Monday, January 15, 2007

Free Nacho

This weekend my two older children finally convinced me to watch Nacho Libre, which means, apropos of Ignacio's, played by Jack Black, physique, "free nacho". I was not resistant to watching the movie for any reason other than I am usually too busy these days to watch films, which has always been a favorite past-time of mine. One of the things my spiritual director does when we are planning a retreat, is build in a couple of movies. As a visiting French priest teaching a class on Theology and Film replied to the complaint of a seminarian about wasting time on such a class, "My dear son, in France nobody goes to Church, but everyone goes to the cinema".

Anyway, I loved Nacho Libre, not least because this wonderfully silly film is loosely based on the true story of a real life Mexican priest, Fr. Sergio Gutierrez Benitez, who wrestled professionally for over twenty years under the name Fray Tormenta, en Ingles, Friar Storm. Like Nacho Libre, he wrestled in order to support the orphanage he directed. Another aspect of the movie, apart from the film itself, that attracts me is that it is co-written and directed by Jared Hess, who is a fellow native of Utah, an LDS film-maker who attended BYU and who gained fame with his film Napoleon Dynamite, along with his wife, Jerusha.

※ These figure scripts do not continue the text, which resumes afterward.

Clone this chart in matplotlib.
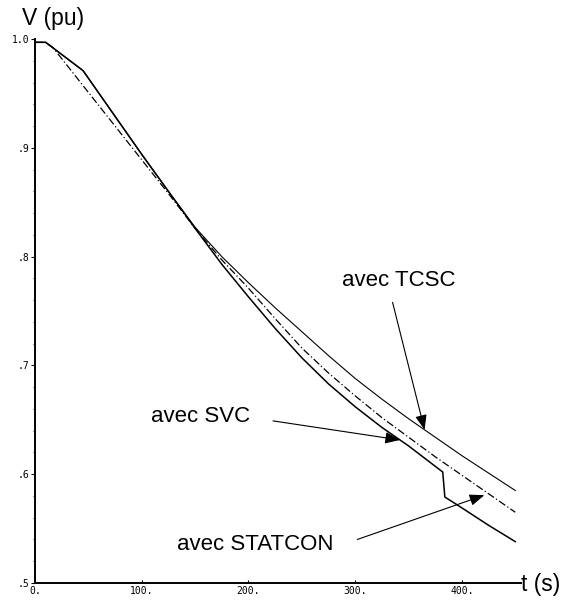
import matplotlib
matplotlib.use('Agg')
import matplotlib.pyplot as plt
import numpy as np

# temps (s) et tension (pu)
t_tcsc = [0, 10, 45, 100, 125, 150, 175, 200, 225, 250, 275, 300, 325, 350, 375, 400, 425, 450]
v_tcsc = [0.997, 0.997, 0.971, 0.894, 0.860, 0.827, 0.800, 0.776, 0.753, 0.731, 0.709,
          0.688, 0.669, 0.651, 0.634, 0.617, 0.601, 0.585]

t_svc = [0, 10, 45, 100, 125, 150, 175, 200, 225, 250, 275, 300, 325, 350, 382, 384, 400, 425, 450]
v_svc = [0.997, 0.997, 0.971, 0.894, 0.860, 0.826, 0.793, 0.763, 0.734, 0.707, 0.683,
         0.662, 0.643, 0.626, 0.602, 0.579, 0.569, 0.553, 0.538]

t_statcon = [0, 10, 17, 50, 100, 125, 150, 175, 200, 225, 250, 275, 300, 325, 350, 375, 400, 425, 450]
v_statcon = [0.997, 0.997, 0.992, 0.951, 0.889, 0.858, 0.826, 0.797, 0.771, 0.743, 0.716,
             0.693, 0.672, 0.652, 0.634, 0.616, 0.599, 0.582, 0.565]

xticks = [0, 100, 200, 300, 400]
xlabels = ['0.', '100.', '200.', '300.', '400.']
yticks = [0.5, 0.6, 0.7, 0.8, 0.9, 1.0]
ylabels = ['.5', '.6', '.7', '.8', '.9', '1.0']

fig = plt.figure(figsize=(5.72, 6.01), dpi=100)
ax = fig.add_axes([0.0612, 0.030, 0.849, 0.905])

ax.plot(t_tcsc, v_tcsc, color='black', lw=0.8)
ax.plot(t_statcon, v_statcon, color='black', lw=0.9, linestyle=(0, (6, 2, 1, 2)))
ax.plot(t_svc, v_svc, color='black', lw=1.1)

ax.set_xlim(0, 455)
ax.set_ylim(0.5, 1.0)
for s in ['top', 'right']:
    ax.spines[s].set_visible(False)
ax.spines['left'].set_linewidth(1.4)
ax.spines['bottom'].set_linewidth(1.4)

mono = 'DejaVu Sans Mono'
ax.set_xticks(xticks, xlabels, fontsize=7, family=mono)
ax.set_yticks(yticks, ylabels, fontsize=7, family=mono)
ax.tick_params(axis='y', direction='out', length=3, width=0.8, pad=1)
ax.tick_params(axis='x', direction='in', length=2, width=0.8, pad=2)
ax.set_yticks(np.arange(0.5, 1.0, 0.02), minor=True)
ax.tick_params(axis='y', which='minor', direction='out', length=1.2, width=0.5)

fnt = 'Liberation Sans'
fig.text(22 / 572, 1 - 19 / 601, 'V (pu)', fontsize=16.5, family=fnt, ha='left', va='center')
fig.text(521 / 572, 1 - 584 / 601, 't (s)', fontsize=16.5, family=fnt, ha='left', va='center')

ax.text(341, 0.778, 'avec TCSC', fontsize=16, family=fnt, ha='center', va='center')
ax.text(155, 0.653, 'avec SVC', fontsize=16, family=fnt, ha='center', va='center')
ax.text(206, 0.535, 'avec STATCON', fontsize=16, family=fnt, ha='center', va='center')

aprops = dict(arrowstyle='-|>,head_length=0.9,head_width=0.35', color='black',
              lw=0.8, shrinkA=0, shrinkB=0)
ax.annotate('', xy=(365, np.interp(365, t_tcsc, v_tcsc)), xytext=(335, 0.758), arrowprops=aprops)
ax.annotate('', xy=(342, np.interp(342, t_svc, v_svc)), xytext=(223, 0.649), arrowprops=aprops)
ax.annotate('', xy=(421, np.interp(421, t_statcon, v_statcon) - 0.004), xytext=(302, 0.540),
            arrowprops=aprops)

fig.savefig('out.png', dpi=100)
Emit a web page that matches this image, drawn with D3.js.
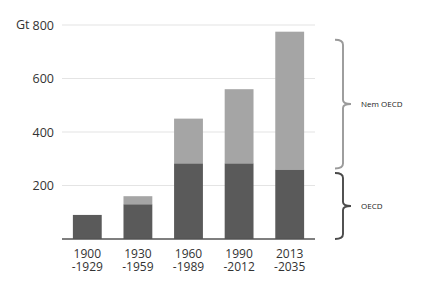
<!DOCTYPE html>
<html>
<head>
<meta charset="utf-8">
<script src="https://cdn.jsdelivr.net/npm/d3@7"></script>
<style>
  body { margin: 0; background: #fff; }
  text { font-family: "Open Sans", "Noto Sans", sans-serif; }
</style>
</head>
<body>
<svg id="chart" width="436" height="289"></svg>
<script>
// data
const periods = ["1900\n-1929", "1930\n-1959", "1960\n-1989", "1990\n-2012", "2013\n-2035"];
const oecd = [90, 130, 283, 283, 260];
const nonOecd = [0, 30, 167, 277, 515];
const yTicks = [200, 400, 600, 800];

const svg = d3.select("#chart");

let x = d3.scaleBand()
	.domain(periods)
	.range([62, 315])
	.paddingInner(0.43)
	.paddingOuter(0.215);

let y = d3.scaleLinear()
	.domain([0, 800])
	.range([239, 25]);

// gridlines
svg.append("g")
	.selectAll("line")
	.data(yTicks)
	.join("line")
	.attr("x1", 62)
	.attr("x2", 315)
	.attr("y1", d => y(d))
	.attr("y2", d => y(d))
	.attr("stroke", "#e4e4e4")
	.attr("stroke-width", 1.2);

// y axis labels
let yAxis = svg.append("g")
	.attr("transform", "translate(62,0)")
	.call(d3.axisLeft(y).tickValues(yTicks).tickSize(0).tickPadding(8));
yAxis.select(".domain").remove();
yAxis.selectAll("text")
	.attr("font-size", 12.5)
	.attr("font-family", "Open Sans, Noto Sans, sans-serif")
	.attr("fill", "#333");

svg.append("text")
	.attr("x", 16)
	.attr("y", y(800))
	.attr("dy", "0.35em")
	.attr("font-size", 12.5)
	.attr("fill", "#333")
	.text("Gt");

// stacked bars
const stacked = periods.map((p, i) => ({ p: p, o: oecd[i], n: nonOecd[i] }));

svg.append("g")
	.selectAll("rect")
	.data(stacked)
	.join("rect")
	.attr("x", d => x(d.p))
	.attr("width", x.bandwidth())
	.attr("y", d => y(d.o))
	.attr("height", d => y(0) - y(d.o))
	.attr("fill", "#5a5a5a");

svg.append("g")
	.selectAll("rect")
	.data(stacked.filter(d => d.n > 0))
	.join("rect")
	.attr("x", d => x(d.p))
	.attr("width", x.bandwidth())
	.attr("y", d => y(d.o + d.n))
	.attr("height", d => y(d.o) - y(d.o + d.n))
	.attr("fill", "#a5a5a5");

// baseline
svg.append("line")
	.attr("x1", 62)
	.attr("x2", 315)
	.attr("y1", y(0))
	.attr("y2", y(0))
	.attr("stroke", "#555")
	.attr("stroke-width", 1.5);

// x labels
let xl = svg.append("g")
	.selectAll("text")
	.data(periods)
	.join("text")
	.attr("x", d => x(d) + x.bandwidth() / 2)
	.attr("y", 258)
	.attr("text-anchor", "middle")
	.attr("font-size", 12)
	.attr("fill", "#333");
xl.each(function (d) {
	d3.select(this).selectAll("tspan")
		.data(d.split("\n"))
		.join("tspan")
		.attr("x", x(d) + x.bandwidth() / 2)
		.attr("dy", (t, i) => i === 0 ? 0 : 12.5)
		.text(t => t);
});

// braces for the last bar
function brace(top, bottom, color) {
	const x0 = 335, x1 = 343, x2 = 351, mid = (top + bottom) / 2;
	const p = d3.path();
	p.moveTo(x0, top);
	p.quadraticCurveTo(x1, top, x1, top + 5);
	p.lineTo(x1, mid - 4);
	p.quadraticCurveTo(x1, mid, x2, mid);
	p.quadraticCurveTo(x1, mid, x1, mid + 4);
	p.lineTo(x1, bottom - 5);
	p.quadraticCurveTo(x1, bottom, x0, bottom);
	svg.append("path")
		.attr("d", p.toString())
		.attr("fill", "none")
		.attr("stroke", color)
		.attr("stroke-width", 1.9);
	return mid;
}

const last = stacked[stacked.length - 1];
let m1 = brace(y(last.o + last.n) + 8, y(last.o) - 1, "#9a9a9a");
let m2 = brace(y(last.o) + 3.5, y(0), "#4a4a4a");

svg.append("text")
	.attr("x", 361).attr("y", m1).attr("dy", "0.35em")
	.attr("font-family", "DejaVu Sans, sans-serif")
	.attr("font-size", 8).attr("fill", "#222")
	.text("Nem OECD");
svg.append("text")
	.attr("x", 361).attr("y", m2).attr("dy", "0.35em")
	.attr("font-family", "DejaVu Sans, sans-serif")
	.attr("font-size", 8).attr("fill", "#222")
	.text("OECD");
</script>
</body>
</html>
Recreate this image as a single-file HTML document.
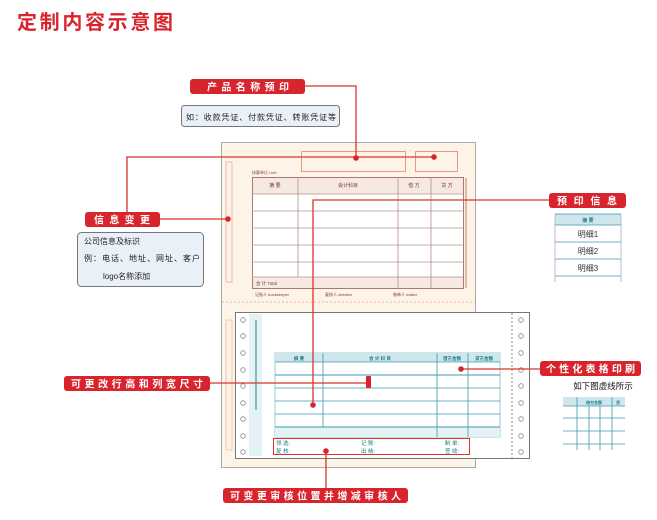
<!DOCTYPE html>
<html><head><meta charset="utf-8"><style>
body{margin:0;width:657px;height:520px;background:#fff;overflow:hidden;font-family:"Liberation Sans","Noto Sans CJK SC",sans-serif;}
svg{position:absolute;left:0;top:0}
text{font-family:"Liberation Sans","Noto Sans CJK SC",sans-serif}
</style></head><body>
<svg width="657" height="520" viewBox="0 0 657 520">
<text x="17" y="29" font-size="20" font-weight="bold" fill="#d8242c" textLength="156" lengthAdjust="spacing">定制内容示意图</text>

<!-- beige back form -->
<rect x="221.5" y="142.5" width="254" height="325" fill="#fdf3e6" stroke="#aaa"/>
<line x1="222" y1="302" x2="475" y2="302" stroke="#e8b9a0" stroke-dasharray="2,2"/>
<rect x="226" y="162" width="6" height="120" fill="none" stroke="#f0b8a8"/>
<rect x="226" y="320" width="6" height="130" fill="none" stroke="#f0c8b8"/>
<rect x="301.5" y="151.5" width="104" height="20" fill="none" stroke="#e89a80"/>
<rect x="415.5" y="151.5" width="42" height="20" fill="none" stroke="#e89a80"/>
<text x="252" y="174" font-size="4" fill="#8a4a3a">核算单位 Unit</text>
<rect x="252.5" y="177.5" width="211" height="111" fill="#fff" stroke="#a87a70"/>
<rect x="253" y="178" width="210" height="16" fill="#f6e8e2"/>
<rect x="253" y="277" width="210" height="11" fill="#f6e8e2"/>
<g stroke="#b89088" stroke-width="0.8">
<line x1="252" y1="194" x2="463" y2="194"/><line x1="252" y1="211" x2="463" y2="211"/><line x1="252" y1="228" x2="463" y2="228"/><line x1="252" y1="245" x2="463" y2="245"/><line x1="252" y1="262" x2="463" y2="262"/><line x1="252" y1="277" x2="463" y2="277"/>
<line x1="298" y1="177" x2="298" y2="277"/><line x1="398" y1="177" x2="398" y2="288"/><line x1="431" y1="177" x2="431" y2="288"/>
</g>
<g font-size="5" fill="#7a3a2a" text-anchor="middle"><text x="275" y="187">摘 要</text><text x="348" y="187">会计科目</text><text x="414" y="187">借 方</text><text x="447" y="187">贷 方</text></g>
<text x="256" y="285" font-size="4.5" fill="#7a3a2a">合 计 Total</text>
<g font-size="4" fill="#7a3a2a"><text x="255" y="296">记账人 bookkeeper</text><text x="325" y="296">复核人 checker</text><text x="393" y="296">制单人 maker</text></g>
<rect x="465" y="178" width="2" height="110" fill="#c89080" opacity="0.6"/>

<!-- white front form -->
<rect x="235.5" y="312.5" width="294" height="146" fill="#fff" stroke="#777"/>
<line x1="512" y1="313" x2="512" y2="458" stroke="#888" stroke-dasharray="2,2"/>
<rect x="249" y="314" width="13" height="142" fill="#e4f2f4"/>
<rect x="255" y="320" width="2" height="90" fill="#3a9aa8" opacity="0.6"/>
<g fill="none" stroke="#888" stroke-width="0.8">
<circle cx="243" cy="320" r="2.3"/><circle cx="243" cy="336" r="2.3"/><circle cx="243" cy="353" r="2.3"/><circle cx="243" cy="370" r="2.3"/><circle cx="243" cy="386" r="2.3"/><circle cx="243" cy="403" r="2.3"/><circle cx="243" cy="419" r="2.3"/><circle cx="243" cy="436" r="2.3"/><circle cx="243" cy="452" r="2.3"/>
<circle cx="521" cy="320" r="2.3"/><circle cx="521" cy="336" r="2.3"/><circle cx="521" cy="353" r="2.3"/><circle cx="521" cy="370" r="2.3"/><circle cx="521" cy="386" r="2.3"/><circle cx="521" cy="403" r="2.3"/><circle cx="521" cy="419" r="2.3"/><circle cx="521" cy="436" r="2.3"/><circle cx="521" cy="452" r="2.3"/>
</g>
<rect x="275" y="353" width="225" height="84" fill="#fff" stroke="#7cc0c8" stroke-width="0.8"/>
<rect x="275" y="353" width="225" height="9" fill="#cfe7ec"/>
<rect x="275" y="427" width="225" height="10" fill="#e4f2f4"/>
<g stroke="#3a9aa8" stroke-width="0.8">
<line x1="275" y1="362" x2="500" y2="362"/><line x1="275" y1="375" x2="500" y2="375" stroke-width="1.1"/><line x1="275" y1="388" x2="500" y2="388"/><line x1="275" y1="401" x2="500" y2="401"/><line x1="275" y1="414" x2="500" y2="414"/><line x1="275" y1="427" x2="500" y2="427" stroke-width="1.1"/>
<line x1="323" y1="353" x2="323" y2="427"/><line x1="437" y1="353" x2="437" y2="437"/><line x1="468" y1="353" x2="468" y2="437"/>
</g>
<g font-size="4.5" fill="#1a7a88" text-anchor="middle" font-weight="bold"><text x="299" y="360">摘  要</text><text x="380" y="360">会  计  科  目</text><text x="452" y="360">借方金额</text><text x="484" y="360">贷方金额</text></g>
<rect x="273.5" y="438.5" width="196" height="16" fill="none" stroke="#d8342c"/>
<g font-size="5.5" fill="#1a7a88"><text x="276" y="445">领  选:</text><text x="276" y="453">复  核:</text><text x="361" y="445">记  账:</text><text x="361" y="453">出  纳:</text><text x="445" y="445">制  单:</text><text x="445" y="453">签  收:</text></g>

<!-- connectors -->
<g stroke="#d8342c" stroke-width="1.3" fill="none">
<polyline points="305,86 356,86 356,158"/>
<polyline points="434,157 127,157 127,213"/>
<line x1="160" y1="219" x2="228" y2="219"/>
<polyline points="549,200 313,200 313,405"/>
<line x1="210" y1="383" x2="368" y2="383"/>
<line x1="461" y1="369" x2="540" y2="369"/>
<line x1="326" y1="451" x2="326" y2="488"/>
</g>
<g fill="#d8242c"><circle cx="356" cy="158" r="2.8"/><circle cx="434" cy="157" r="2.8"/><circle cx="228" cy="219" r="2.8"/><circle cx="313" cy="405" r="2.8"/><circle cx="461" cy="369" r="2.8"/><circle cx="326" cy="451" r="2.8"/><rect x="366" y="376" width="5" height="12" rx="1"/></g>

<!-- labels -->
<g fill="#d8242c"><rect x="190" y="79" width="115" height="15" rx="3"/><rect x="85" y="212" width="75" height="15" rx="3"/><rect x="549" y="193" width="77" height="15" rx="3"/><rect x="540" y="361" width="101" height="15" rx="3"/><rect x="64" y="376" width="146" height="15" rx="3"/><rect x="223" y="488" width="185" height="15" rx="3"/></g>
<g fill="#fff" font-size="10" font-weight="bold">
<text x="207" y="90.5" textLength="82" lengthAdjust="spacing">产品名称预印</text>
<text x="94" y="223.5" textLength="56" lengthAdjust="spacing">信息变更</text>
<text x="557" y="204.5" textLength="60" lengthAdjust="spacing">预印信息</text>
<text x="546" y="372.5" textLength="89" lengthAdjust="spacing">个性化表格印刷</text>
<text x="71" y="387.5" textLength="132" lengthAdjust="spacing">可更改行高和列宽尺寸</text>
<text x="230" y="499.5" textLength="171" lengthAdjust="spacing">可变更审核位置并增减审核人</text>
</g>

<rect x="181.5" y="105.5" width="158" height="21" rx="3" fill="#eaf0f8" stroke="#777"/>
<text x="186" y="120" font-size="8" fill="#222" textLength="150" lengthAdjust="spacing">如：收款凭证、付款凭证、转账凭证等</text>
<rect x="77.5" y="232.5" width="126" height="54" rx="4" fill="#eaf0f8" stroke="#777"/>
<g font-size="8" fill="#222"><text x="84" y="244">公司信息及标识</text><text x="84" y="261" textLength="116" lengthAdjust="spacing">例：电话、地址、网址、客户</text><text x="103" y="279">logo名称添加</text></g>

<!-- right mini table -->
<rect x="555" y="214" width="66" height="11" fill="#cfe7ec"/>
<g stroke="#3a9aa8" stroke-width="0.8"><line x1="555" y1="214" x2="621" y2="214"/><line x1="555" y1="225" x2="621" y2="225"/><line x1="555" y1="242" x2="621" y2="242"/><line x1="555" y1="259" x2="621" y2="259"/><line x1="555" y1="276" x2="621" y2="276"/>
<line x1="555" y1="214" x2="555" y2="282" stroke="#aac"/><line x1="621" y1="214" x2="621" y2="282" stroke="#aac"/></g>
<text x="588" y="222" font-size="5" fill="#1a7a88" text-anchor="middle" font-weight="bold">摘  要</text>
<g font-size="8" fill="#333" text-anchor="middle"><text x="588" y="237">明细1</text><text x="588" y="254">明细2</text><text x="588" y="271">明细3</text></g>

<text x="603" y="389" font-size="8.5" fill="#111" text-anchor="middle">如下图虚线所示</text>
<rect x="563" y="397" width="62" height="9" fill="#cfe7ec"/>
<g stroke="#3a9aa8" stroke-width="0.8"><line x1="563" y1="406" x2="625" y2="406"/><line x1="563" y1="418" x2="625" y2="418"/><line x1="563" y1="431" x2="625" y2="431"/><line x1="563" y1="444" x2="625" y2="444"/>
<line x1="577" y1="397" x2="577" y2="450"/><line x1="589" y1="406" x2="589" y2="450"/><line x1="600" y1="406" x2="600" y2="450"/><line x1="612" y1="397" x2="612" y2="450"/></g>
<text x="594" y="404" font-size="4" fill="#1a7a88" text-anchor="middle" font-weight="bold">借方金额</text>
<text x="618" y="404" font-size="4" fill="#1a7a88" text-anchor="middle" font-weight="bold">贷</text>
</svg>
</body></html>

My favorite scene without a doubt occurs after Nacho and his side-kick, Esqueleto, en Ingles, the Skeleton, begin to earn some money wrestling and Nacho emerges from the W.C. looking relaxed and relieved and says, in his cheesy accent, "I'm worried about your salvation n' stuff". He then asks Esqueleto why he was never baptized. To which he replies. "Because I never got around to it, Okay!?" Then, not so subtly, but without catching the attention of Stephen (i.e., Esqueleto), while pretending to wash his hands, fills a bowl with water. Shortly afterwards, he pushes his companion's head into the water, thus baptizing him.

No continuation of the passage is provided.